The main thing is not to forget that scalping is minimal targets. With a five-digit quote in the EURUSD pair, take profit should not exceed 100-150 points. Stop loss will be the same. "False breakout", often used by prop companies. You just need to adjust it to the trading instrument.
Day trading
In day trading, there are more goals. But as in scalping, positions are closed during the day. This leaves its mark. Each day is considered separately. You need to predict how it will go.
Usually, it all comes down to two options. Breakout of an important price level or rebound. The importance of support and resistance is determined in different ways. Someone uses the "classics". Builds a trend channel. Looks at the price behavior near its boundaries. Based on them, they make decisions.
And someone takes more objective levels. For example, from the Chicago Mercantile Exchange (CME) website. Daily reports are published here. In them, you can see where the interests of large trading participants are. Traders trade rebounds from strong levels. And near weak ones, they look for breakout transactions.
Take profits in day trading correspond to the size of the average impulse. For major currency pairs, this is about 500 points at a five-digit quote. CME reports can be found at the link - https://www.cmegroup.com/market-data/daily-bulletin.html.
Swing trading
There are no time limits in swing trading. Targets from 500 points at a five-digit quote. Therefore, you can focus on less accurate strategies. They are mainly based on average price values. Moving averages (MA), oscillators such as MACD or RSI.
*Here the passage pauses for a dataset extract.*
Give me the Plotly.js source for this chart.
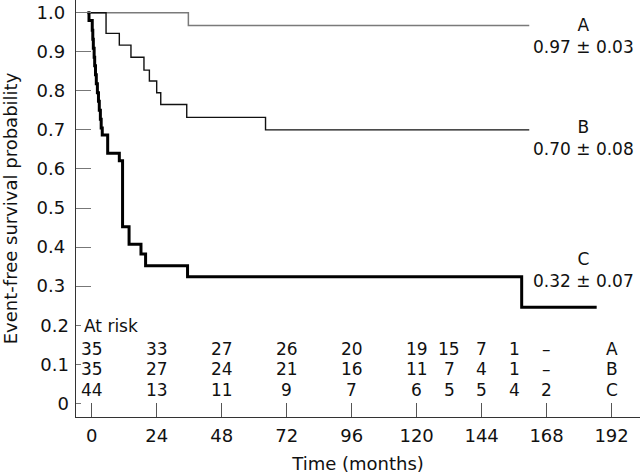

You need to find extreme overbought and oversold zones. For example, using RSI or divergences / convergences in MACD. Using an exponential moving average, determine the average price value for the period. The most popular of them are: 50, 100, 150 and 200. And then trade for a return to average levels.
Counter-trend trading attracts beginners. The idea is simple at first glance. But such strategies are suitable only for experienced traders. They require strict adherence to the rules of the trading system. Transactions here can last several days or a week. This creates a high psychological load. Therefore, swing trading is less often used in prop trading.